Three years on from the collapse of Setanta Insurance, over 1,600 claimants are still left hanging in limbo, according to Fianna Fáil Spokesperson on Finance Michael McGrath.
Figures released to Deputy Michael McGrath, through a parliamentary question, reveal that, as at 31 March 2017, 1,649 claims, at a potential cost of €95.2m, remained open pending the outcome of a Supreme Court appeal.
“Three years has now passed since Setanta Insurance was placed into liquidation by the Malta Financial Services Authority on 30 April 2014. The reply I received from Minister Noonan in the Dáil on the Setanta collapse has confirmed no progress since the Supreme Court hearing in October 2016. There is no indication of a date for the judgment from the Court.
“The 1,649 outstanding claims are expected to cost between €87.7m and €95.2m and the liquidator has again stated that he will not be in a position to meet more than 30% of claims. Even at this late stage, the government should bring the relevant parties together in an effort to reach agreement on meeting the cost of the outstanding claims pending the outcome of the Supreme Court decision.

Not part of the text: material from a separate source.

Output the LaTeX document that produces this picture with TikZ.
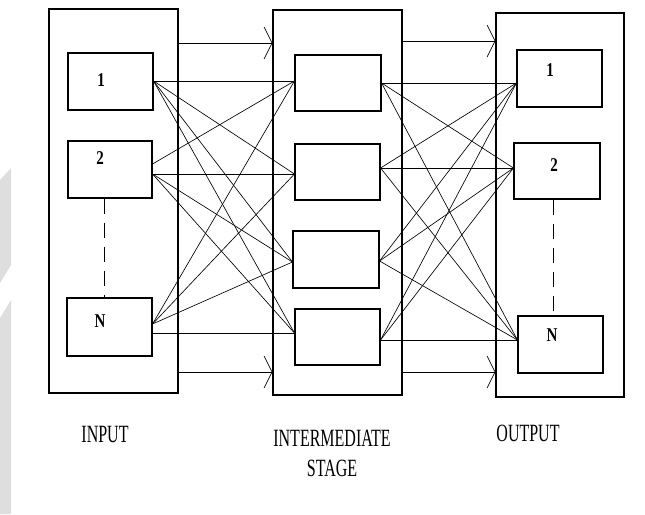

“Last July, the Minister for Finance laid out a new policy in the area of motor insurance compensation when an insurer is put into liquidation, but it remains unclear when this will be implemented given the opposition to it from the insurance industry. Last year, we had the collapse of Gibraltar-based Enterprise Insurance Company and 14,000 Irish motorists were advised to take out a policy with another company.
“The Government needs to urgently develop and implement a coherent policy on motor insurance before more claimants are left in the lurch, while others can simply no longer afford to remain on the road due to spiralling motor insurance costs,” concluded McGrath.